The solutions in medical and cancer research seem to be yielding smaller and smaller benefits, with new drugs adding only weeks or maybe months to patients’ lives. And the costs of these solutions keep getting higher and higher, suggesting there is very little juice left to squeeze from the orange. The publicly traded pharmaceutical firms are more incentivized to create a slightly better erection pill, and advertise it like crazy. The cancer solutions are harder, longer dated, more complex and less certain.
Lack of recognition for complexity
Real estate developers and economic development officials moved from making small iterative bets to making large single-use bets that are not adaptive to a changing world. A large big box center housing Circuit City, Toys R Us and Bed Bath N’Beyond underwrite very well, for a specific world, at a specific time. However, that retail property is extremely fragile and unable to adapt in a changing world. Similarly, biotech research has focused on making massive bets requiring billions of dollars and years of trials, focusing on smaller and smaller targets, solving smaller and smaller problems.

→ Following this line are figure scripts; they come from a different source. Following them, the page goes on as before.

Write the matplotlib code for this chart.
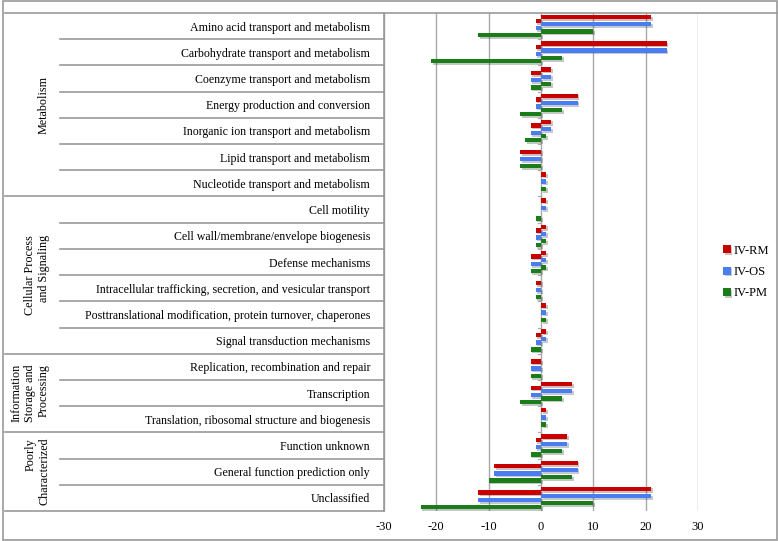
import matplotlib
matplotlib.use("Agg")
import matplotlib.pyplot as plt
import matplotlib.patheffects as pe
from matplotlib.lines import Line2D
from matplotlib.patches import Rectangle
from matplotlib.transforms import blended_transform_factory

plt.rcParams["font.family"] = ["Liberation Serif", "DejaVu Serif"]
plt.rcParams["axes.unicode_minus"] = False

categories = [
    "Amino acid transport and metabolism",
    "Carbohydrate transport and metabolism",
    "Coenzyme transport and metabolism",
    "Energy production and conversion",
    "Inorganic ion transport and metabolism",
    "Lipid transport and metabolism",
    "Nucleotide transport and metabolism",
    "Cell motility",
    "Cell wall/membrane/envelope biogenesis",
    "Defense mechanisms",
    "Intracellular trafficking, secretion, and vesicular transport",
    "Posttranslational modification, protein turnover, chaperones",
    "Signal transduction mechanisms",
    "Replication, recombination and repair",
    "Transcription",
    "Translation, ribosomal structure and biogenesis",
    "Function unknown",
    "General function prediction only",
    "Unclassified",
]
groups = ["Metabolism", "Cellular Process\nand Signaling",
          "Information\nStorage and\nProcessing", "Poorly\nCharacterized"]
group_sizes = [7, 6, 3, 3]

# up (positive) and down (negative) counts per series
rm_up = [21, 24, 2, 7, 2, 0, 1, 1, 1, 1, 0, 1, 1, 0, 6, 1, 5, 7, 21]
rm_down = [-1, -1, -2, -1, -2, -4, 0, 0, -1, -2, -1, 0, -1, -2, -2, 0, -1, -9, -12]
os_up = [21, 24, 2, 7, 2, 0, 1, 1, 1, 1, 0, 1, 1, 0, 6, 1, 5, 7, 21]
os_down = [-1, -1, -2, -1, -2, -4, 0, 0, -1, -2, -1, 0, -1, -2, -2, 0, -1, -9, -12]
pm_up = [10, 4, 2, 4, 1, 0, 1, 0, 1, 1, 0, 1, 0, 0, 4, 1, 4, 6, 10]
pm_down = [-12, -21, -2, -4, -3, -4, 0, -1, -1, -2, -1, 0, -2, -2, -4, 0, -2, -10, -23]

series = ["IV-RM", "IV-OS", "IV-PM"]
colors = ["#c80000", "#4a7ef0", "#1a7d1a"]

fig = plt.figure(figsize=(7.78, 5.41), dpi=100)
ax = fig.add_axes([384 / 778, 30 / 541, 314 / 778, 498 / 541])

y = list(range(len(categories)))
h = 0.165
step = 0.137
shadow = [pe.SimplePatchShadow(offset=(1.2, -1.2), alpha=0.25), pe.Normal()]
data = [(rm_up, rm_down), (os_up, os_down), (pm_up, pm_down)]
for k, (up, down) in enumerate(data):
    off_up = (2 * k - 2.5) * step
    off_dn = (2 * k - 1.5) * step
    b1 = ax.barh([v + off_up for v in y], up, height=h, color=colors[k], label=series[k])
    b2 = ax.barh([v + off_dn for v in y], down, height=h, color=colors[k])
    for b in list(b1) + list(b2):
        b.set_path_effects(shadow)

ax.set_xlim(-30, 30)
ax.set_ylim(len(categories) - 0.5, -0.5)
ax.set_xticks(range(-30, 31, 10))
ax.tick_params(axis="x", length=0, labelsize=9, pad=7)
ax.set_yticks(y)
ax.set_yticklabels(categories, fontsize=8.6)
ax.tick_params(axis="y", length=0, pad=10)
ax.grid(axis="x", color="#a8a8a8", lw=1)
ax.set_axisbelow(True)
for s in ["top", "bottom", "right"]:
    ax.spines[s].set_visible(False)
ax.spines["left"].set_color("#999999")
ax.spines["left"].set_linewidth(1.2)

# small tick marks on the zero line between categories
for b in range(1, len(categories)):
    ax.plot([-0.6, 0], [b - 0.5, b - 0.5], color="#aaaaaa", lw=0.8)

# table lines on the left
tr = blended_transform_factory(fig.transFigure, ax.transData)
bounds = [0]
for n in group_sizes:
    bounds.append(bounds[-1] + n)
for i in range(1, len(categories) + 1):
    x0 = 5 / 778 if i in bounds else 60 / 778
    fig.add_artist(Line2D([x0, 384 / 778], [i - 0.5, i - 0.5], transform=tr,
                          color="#999999", lw=1.2))
fig.add_artist(Line2D([5 / 778, 1], [-0.5, -0.5], transform=tr, color="#999999", lw=1.2))

for g, name in enumerate(groups):
    mid = (bounds[g] + bounds[g + 1]) / 2 - 0.5
    fig.text(50 / 778, mid, name, transform=tr, rotation=90, ha="right",
             va="center", fontsize=8.7, linespacing=1.2)

fig.add_artist(Rectangle((3 / 778, 1 / 541), 774 / 778, 539 / 541, transform=fig.transFigure,
                         fill=False, edgecolor="#999999", lw=1.2))

leg = ax.legend(loc="center left", bbox_to_anchor=(712 / 778, 269 / 541),
                bbox_transform=fig.transFigure, frameon=False, fontsize=9,
                handlelength=0.6, handleheight=0.6, handletextpad=0.2,
                labelspacing=0.75)

fig.savefig("out.png", dpi=100)
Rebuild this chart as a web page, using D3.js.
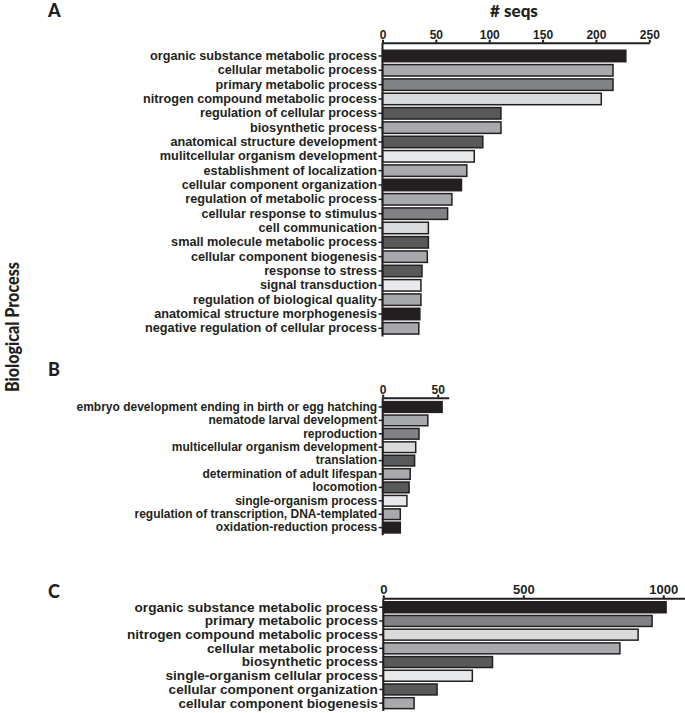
<!DOCTYPE html>
<html>
<head>
<meta charset="utf-8">
<script src="https://cdn.jsdelivr.net/npm/d3@7"></script>
<style>
body{margin:0;background:#fff;}
svg text{fill:#231f20;}
</style>
</head>
<body>
<svg id="chart" width="685" height="713"></svg>
<script>
// Panel A
const catsA = ["organic substance metabolic process","cellular metabolic process","primary metabolic process","nitrogen compound metabolic process","regulation of cellular process","biosynthetic process","anatomical structure development","mulitcellular organism development","establishment of localization","cellular component organization","regulation of metabolic process","cellular response to stimulus","cell communication","small molecule metabolic process","cellular component biogenesis","response to stress","signal transduction","regulation of biological quality","anatomical structure morphogenesis","negative regulation of cellular process"];
const valsA = [228,216,216,205,111,111,94,86,79,74,65,61,43,43,42,37,36,36,35,34];
const colsA = ["#231f20","#a7a9ac","#808285","#d9dadb","#58595b","#a7a9ac","#58595b","#e8e9ea","#a7a9ac","#231f20","#a7a9ac","#808285","#d9dadb","#58595b","#a7a9ac","#58595b","#e8e9ea","#a7a9ac","#231f20","#a7a9ac"];
const ticksA = [0,50,100,150,200,250];
// Panel B
const catsB = ["embryo development ending in birth or egg hatching","nematode larval development","reproduction","multicellular organism development","translation","determination of adult lifespan","locomotion","single-organism process","regulation of transcription, DNA-templated","oxidation-reduction process"];
const valsB = [54,41,33,30,29,25,24,22,16,16];
const colsB = ["#231f20","#a7a9ac","#808285","#d9dadb","#58595b","#a7a9ac","#58595b","#e8e9ea","#a7a9ac","#231f20"];
const ticksB = [0,50];
// Panel C
const catsC = ["organic substance metabolic process","primary metabolic process","nitrogen compound metabolic process","cellular metabolic process","biosynthetic process","single-organism cellular process","cellular component organization","cellular component biogenesis"];
const valsC = [1010,960,910,845,390,318,192,110];
const colsC = ["#231f20","#808285","#d9dadb","#a7a9ac","#58595b","#e8e9ea","#58595b","#a7a9ac"];
const ticksC = [0,500,1000];

const svg = d3.select("#chart");

function panel(cfg){
  const x = d3.scaleLinear().domain(cfg.xd).range(cfg.xr);
  const y = d3.scaleBand().domain(cfg.cats).range(cfg.yr).paddingInner(0.2).paddingOuter(0.1);
  const g = svg.append("g");
  g.selectAll("rect.bar").data(cfg.vals).enter().append("rect")
    .attr("class","bar")
    .attr("x", x(0))
    .attr("y", (d,i)=>y(cfg.cats[i]))
    .attr("width", d=>x(d)-x(0))
    .attr("height", y.bandwidth())
    .attr("fill", (d,i)=>cfg.cols[i])
    .attr("stroke","#231f20").attr("stroke-width",1.5);
  // x axis on top
  const xa = g.append("g").attr("transform",`translate(0,${cfg.axisY})`)
    .call(d3.axisTop(x).tickValues(cfg.ticks).tickSize(3).tickSizeOuter(0).tickPadding(1).tickFormat(d3.format("d")));
  xa.select(".domain").attr("stroke","#231f20").attr("stroke-width",2);
  xa.selectAll(".tick line").attr("stroke","#231f20").attr("stroke-width",2);
  xa.selectAll(".tick text").attr("font-family","Liberation Sans, Arial, sans-serif")
    .attr("font-weight","bold").attr("font-size",cfg.tickFs).attr("fill","#231f20");
  // y axis
  const ya = g.append("g").attr("transform",`translate(${x(0)},0)`)
    .call(d3.axisLeft(y).tickSize(4).tickSizeOuter(0).tickPadding(1.5));
  ya.select(".domain").attr("d", `M0,${cfg.axisY}V${cfg.yr[1]+1}`).attr("stroke","#231f20").attr("stroke-width",2);
  ya.selectAll(".tick line").attr("stroke","#231f20").attr("stroke-width",1.5);
  ya.selectAll(".tick text").attr("font-family","Liberation Sans, Arial, sans-serif")
    .attr("font-weight","bold").attr("font-size",cfg.labFs).attr("fill","#231f20");
}

panel({cats:catsA, vals:valsA, cols:colsA, ticks:ticksA, xd:[0,250], xr:[382.5,649.3], yr:[48.8,335.5], axisY:42.7, tickFs:12, labFs:12.7});
panel({cats:catsB, vals:valsB, cols:colsB, ticks:ticksB, xd:[0,60], xr:[382.7,448.7], yr:[400.3,534.3], axisY:397.7, tickFs:12, labFs:12});
panel({cats:catsC, vals:valsC, cols:colsC, ticks:ticksC, xd:[0,1080], xr:[383.3,685.7], yr:[600.4,710], axisY:598.3, tickFs:13, labFs:13.6});

const tf = "Lato, 'Open Sans', sans-serif";
svg.append("text").attr("x",514).attr("y",17).attr("text-anchor","middle")
  .attr("font-family",tf).attr("font-weight","900").attr("font-size",17).text("# seqs");
svg.append("text").attr("x",48).attr("y",17).attr("font-family",tf).attr("font-weight","900").attr("font-size",18).text("A");
svg.append("text").attr("x",48).attr("y",376).attr("font-family",tf).attr("font-weight","900").attr("font-size",18).text("B");
svg.append("text").attr("x",48).attr("y",598).attr("font-family",tf).attr("font-weight","900").attr("font-size",18).text("C");
svg.append("text").attr("transform","translate(19,327) rotate(-90)").attr("text-anchor","middle")
  .attr("font-family",tf).attr("font-weight","900").attr("font-size",19)
  .attr("textLength",130).attr("lengthAdjust","spacingAndGlyphs").text("Biological Process");
</script>
</body>
</html>
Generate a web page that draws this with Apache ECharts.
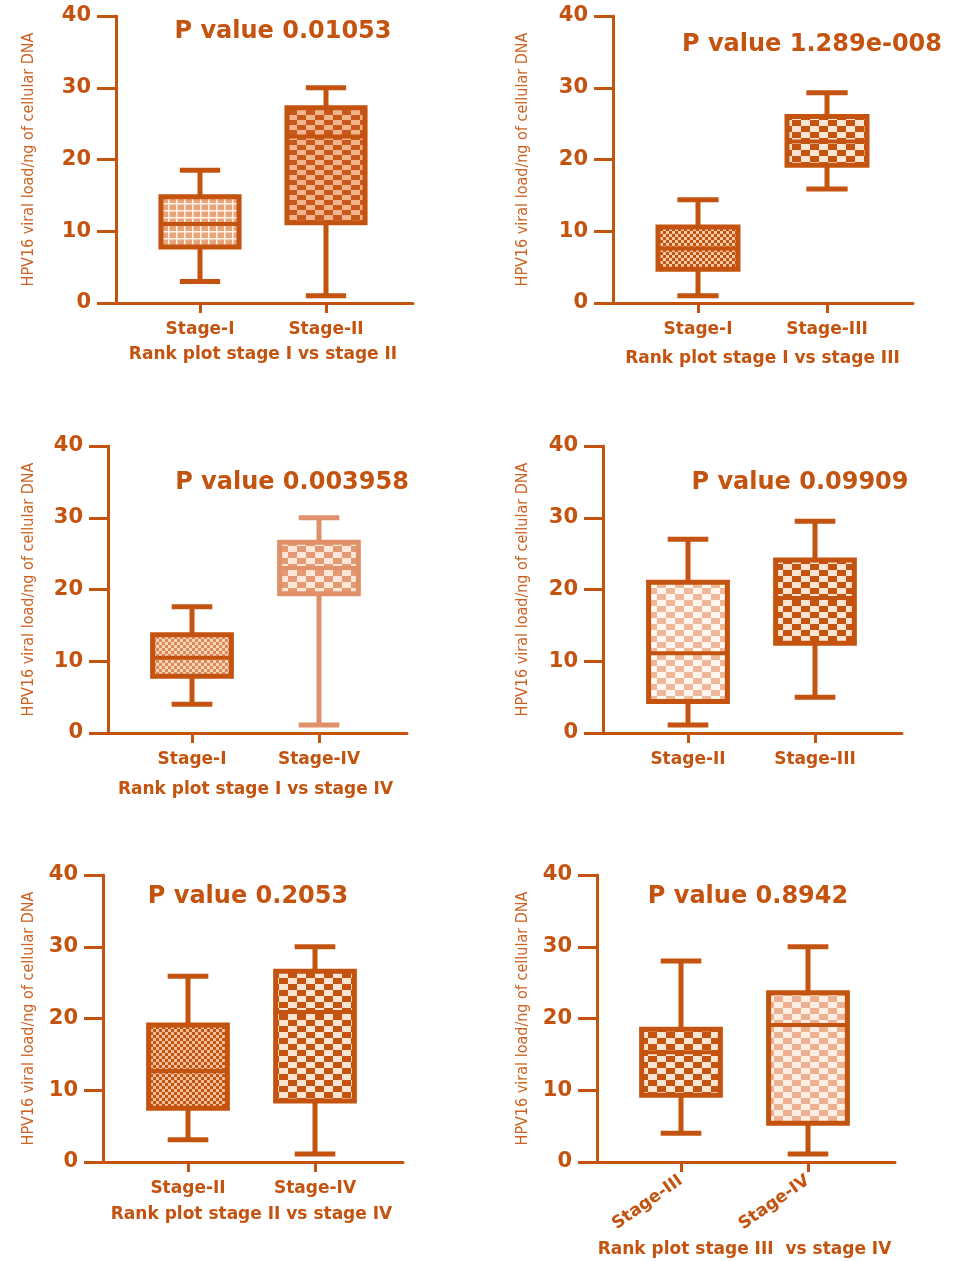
<!DOCTYPE html>
<html>
<head>
<meta charset="utf-8">
<script src="https://cdn.jsdelivr.net/npm/echarts@6/dist/echarts.min.js"></script>
<style>
html,body{margin:0;padding:0;background:#fff;}
#chart{width:958px;height:1261px;}
</style>
</head>
<body>
<div id="chart"></div>
<script>
// ---------- DATA (min, Q1, median, Q3, max) ----------
const titles = ['P value 0.01053', 'P value 1.289e-008', 'P value 0.003958', 'P value 0.09909', 'P value 0.2053', 'P value 0.8942'];
const xAxisNames = ['Rank plot stage I vs stage II', 'Rank plot stage I vs stage III', 'Rank plot stage I vs stage IV', '', 'Rank plot stage II vs stage IV', 'Rank plot stage III  vs stage IV'];
const yAxisName = 'HPV16 viral load/ng of cellular DNA';
const yTicks = [0, 10, 20, 30, 40];

const cats1 = ['Stage-I', 'Stage-II'];
const cats2 = ['Stage-I', 'Stage-III'];
const cats3 = ['Stage-I', 'Stage-IV'];
const cats4 = ['Stage-II', 'Stage-III'];
const cats5 = ['Stage-II', 'Stage-IV'];
const cats6 = ['Stage-III', 'Stage-IV'];

const p1StageI   = [3.0, 7.8, 11.0, 14.8, 18.5];
const p1StageII  = [1.0, 11.2, 23.2, 27.2, 30.0];
const p2StageI   = [1.0, 4.7, 7.6, 10.6, 14.4];
const p2StageIII = [15.9, 19.2, 22.5, 26.0, 29.3];
const p3StageI   = [4.0, 7.9, 10.5, 13.7, 17.6];
const p3StageIV  = [1.1, 19.4, 23.0, 26.6, 30.0];
const p4StageII  = [1.1, 4.4, 11.1, 21.0, 27.0];
const p4StageIII = [5.0, 12.5, 18.8, 24.1, 29.5];
const p5StageII  = [3.1, 7.5, 12.7, 19.1, 25.9];
const p5StageIV  = [1.1, 8.5, 20.9, 26.6, 30.0];
const p6StageIII = [4.0, 9.3, 15.3, 18.5, 28.0];
const p6StageIV  = [1.1, 5.4, 19.1, 23.6, 30.0];

// ---------- STYLE ----------
const MAIN = '#C4530F';
const LIGHT = '#E0916A';
const FONT = "'DejaVu Sans', sans-serif";
const NARROW = "'Liberation Sans Narrow', 'DejaVu Sans Condensed', 'Liberation Sans', sans-serif";

function checker(w, h, a, b) {
  const c = document.createElement('canvas');
  c.width = 2 * w; c.height = 2 * h;
  const g = c.getContext('2d');
  g.fillStyle = b; g.fillRect(0, 0, 2 * w, 2 * h);
  g.fillStyle = a; g.fillRect(0, 0, w, h); g.fillRect(w, h, w, h);
  return { image: c, repeat: 'repeat' };
}
function plaid(w, h, base, line) {
  const c = document.createElement('canvas');
  c.width = w; c.height = h;
  const g = c.getContext('2d');
  g.fillStyle = base; g.fillRect(0, 0, w, h);
  g.fillStyle = line; g.fillRect(0, 0, w, 1.5); g.fillRect(0, 0, 1.5, h);
  return { image: c, repeat: 'repeat' };
}

// panel layout: y-axis x, top (40), bottom (0), right end of x axis, centre of category 1 and 2
const panels = [
  { ax: 116, top: 16,  bottom: 303,  right: 413, c1: 200, c2: 326, tx: 283, ty: 32,  nameGap: 43, yGap: 79, rot: 0 },
  { ax: 613, top: 16,  bottom: 303,  right: 913, c1: 698, c2: 827, tx: 812, ty: 45,  nameGap: 47, yGap: 82, rot: 0 },
  { ax: 108, top: 446, bottom: 733,  right: 407, c1: 192, c2: 319, tx: 292, ty: 483, nameGap: 48, yGap: 71, rot: 0 },
  { ax: 603, top: 446, bottom: 733,  right: 902, c1: 688, c2: 815, tx: 800, ty: 483, nameGap: 48, yGap: 72, rot: 0 },
  { ax: 103, top: 875, bottom: 1162, right: 403, c1: 188, c2: 315, tx: 248, ty: 897, nameGap: 44, yGap: 66, rot: 0 },
  { ax: 597, top: 875, bottom: 1162, right: 895, c1: 681, c2: 808, tx: 748, ty: 897, nameGap: 79, yGap: 66, rot: 35 }
];
const panelCats = [cats1, cats2, cats3, cats4, cats5, cats6];
const panelData = [
  [p1StageI, p1StageII], [p2StageI, p2StageIII], [p3StageI, p3StageIV],
  [p4StageII, p4StageIII], [p5StageII, p5StageIV], [p6StageIII, p6StageIV]
];
const DARKCHK = () => checker(9, 6, MAIN, '#FCE4D2');
const boxStyles = [
  [{ fill: plaid(8, 7, '#E9A47A', '#FFF3EA'), stroke: MAIN }, { fill: checker(9, 5, '#C9581D', '#F3B48C'), stroke: MAIN }],
  [{ fill: checker(3, 3, MAIN, '#F6C9A6'), stroke: MAIN }, { fill: DARKCHK(), stroke: MAIN }],
  [{ fill: checker(3, 3, '#DA8A58', '#F7D3B8'), stroke: MAIN }, { fill: checker(9, 6, '#E39A72', '#FBE6D8'), stroke: LIGHT }],
  [{ fill: checker(9, 6, '#EFB899', '#FFF6F0'), stroke: MAIN }, { fill: DARKCHK(), stroke: MAIN }],
  [{ fill: checker(3, 3, MAIN, '#F3BE9B'), stroke: MAIN }, { fill: DARKCHK(), stroke: MAIN }],
  [{ fill: DARKCHK(), stroke: MAIN }, { fill: checker(9, 6, '#EDB090', '#FDEEE4'), stroke: MAIN }]
];

function makeRender(styles) {
  return function (params, api) {
    const idx = api.value(0);
    const pMin = api.coord([idx, api.value(1)]);
    const pQ1 = api.coord([idx, api.value(2)]);
    const pMed = api.coord([idx, api.value(3)]);
    const pQ3 = api.coord([idx, api.value(4)]);
    const pMax = api.coord([idx, api.value(5)]);
    const band = api.size([1, 0])[0];
    const hb = band * 0.31, hc = band * 0.16;
    const x = pMin[0];
    const st = styles[params.dataIndex];
    const ls = { stroke: st.stroke, lineWidth: 5 };
    return {
      type: 'group',
      children: [
        { type: 'line', shape: { x1: x, y1: pMin[1], x2: x, y2: pQ1[1] }, style: ls },
        { type: 'line', shape: { x1: x, y1: pQ3[1], x2: x, y2: pMax[1] }, style: ls },
        { type: 'line', shape: { x1: x - hc, y1: pMin[1], x2: x + hc, y2: pMin[1] }, style: ls },
        { type: 'line', shape: { x1: x - hc, y1: pMax[1], x2: x + hc, y2: pMax[1] }, style: ls },
        { type: 'rect', shape: { x: x - hb, y: pQ3[1], width: 2 * hb, height: pQ1[1] - pQ3[1] },
          style: { fill: st.fill, stroke: st.stroke, lineWidth: 5 } },
        { type: 'line', shape: { x1: x - hb, y1: pMed[1], x2: x + hb, y2: pMed[1] }, style: { stroke: st.stroke, lineWidth: 4 } }
      ]
    };
  };
}

const grid = [], xAxis = [], yAxis = [], series = [], title = [];
panels.forEach((p, i) => {
  const d = p.c2 - p.c1;
  // outer grid: axis frame
  grid.push({ left: p.ax, top: p.top, width: p.right - p.ax, height: p.bottom - p.top });
  // inner grid: categories
  grid.push({ left: p.c1 - d / 2, top: p.top, width: 2 * d, height: p.bottom - p.top });
  xAxis.push({
    gridIndex: 2 * i, type: 'value', min: 0, max: 1,
    axisLine: { show: true, lineStyle: { color: MAIN, width: 3 } },
    axisTick: { show: false }, axisLabel: { show: false }, splitLine: { show: false }
  });
  yAxis.push({
    gridIndex: 2 * i, type: 'value', min: yTicks[0], max: yTicks[yTicks.length - 1], interval: 10,
    axisLine: { show: true, lineStyle: { color: MAIN, width: 3 } },
    axisTick: { show: true, length: 19, lineStyle: { color: MAIN, width: 3 } },
    axisLabel: { color: MAIN, fontFamily: FONT, fontWeight: 'bold', fontSize: 21, margin: 25 },
    splitLine: { show: false },
    name: yAxisName, nameLocation: 'middle', nameRotate: 90, nameGap: p.yGap,
    nameTextStyle: { color: '#CC6222', fontFamily: NARROW, fontSize: 16 }
  });
  xAxis.push({
    gridIndex: 2 * i + 1, type: 'category', data: panelCats[i],
    axisLine: { show: false },
    axisTick: { show: true, alignWithLabel: true, length: 10, lineStyle: { color: MAIN, width: 3 } },
    axisLabel: { color: MAIN, fontFamily: FONT, fontWeight: 'bold', fontSize: 17, margin: p.rot ? 17 : 18, rotate: p.rot },
    name: xAxisNames[i], nameLocation: 'middle', nameGap: p.nameGap,
    nameTextStyle: { color: MAIN, fontFamily: FONT, fontWeight: 'bold', fontSize: 17 }
  });
  yAxis.push({ gridIndex: 2 * i + 1, type: 'value', min: 0, max: 40, show: false });
  series.push({
    type: 'custom', xAxisIndex: 2 * i + 1, yAxisIndex: 2 * i + 1,
    renderItem: makeRender(boxStyles[i]), clip: false,
    encode: { x: 0, y: [1, 2, 3, 4, 5] },
    data: panelData[i].map((v, k) => [k].concat(v))
  });
  title.push({
    text: titles[i], left: p.tx, top: p.ty, textAlign: 'center', textVerticalAlign: 'middle', padding: 0,
    textStyle: { color: MAIN, fontFamily: FONT, fontWeight: 'bold', fontSize: 24 }
  });
});

const chart = echarts.init(document.getElementById('chart'), null, { renderer: 'canvas' });
chart.setOption({ animation: false, backgroundColor: '#fff', title, grid, xAxis, yAxis, series });
</script>
</body>
</html>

To start a chess game, there are only 20 potential moves. However, after only three moves, there are over 9 million potential variations. Cancer is similar. It starts as one mutated cell, but then metastasizes in form in nearly infinite ways. Complex systems require getting as close to the initial conditions as possible.
These are huge areas, and I wish I had the answers. My best suggestion is that we all start small. Make little bets, and make them early. Focus very locally in our communities, working to get local businesses healthy and remaining locally owned. Get involved, and help get tax dollars involved in maintenance and improvement rather than outward growth. On the healthcare side, we should not expect a silver bullet and take more of our care into our own hands. The coronavirus has shown the risk of pre-existing conditions such as obesity and diabetes. A focus more on prevention, overall health and consistent screening seems more robust than waiting for a cure.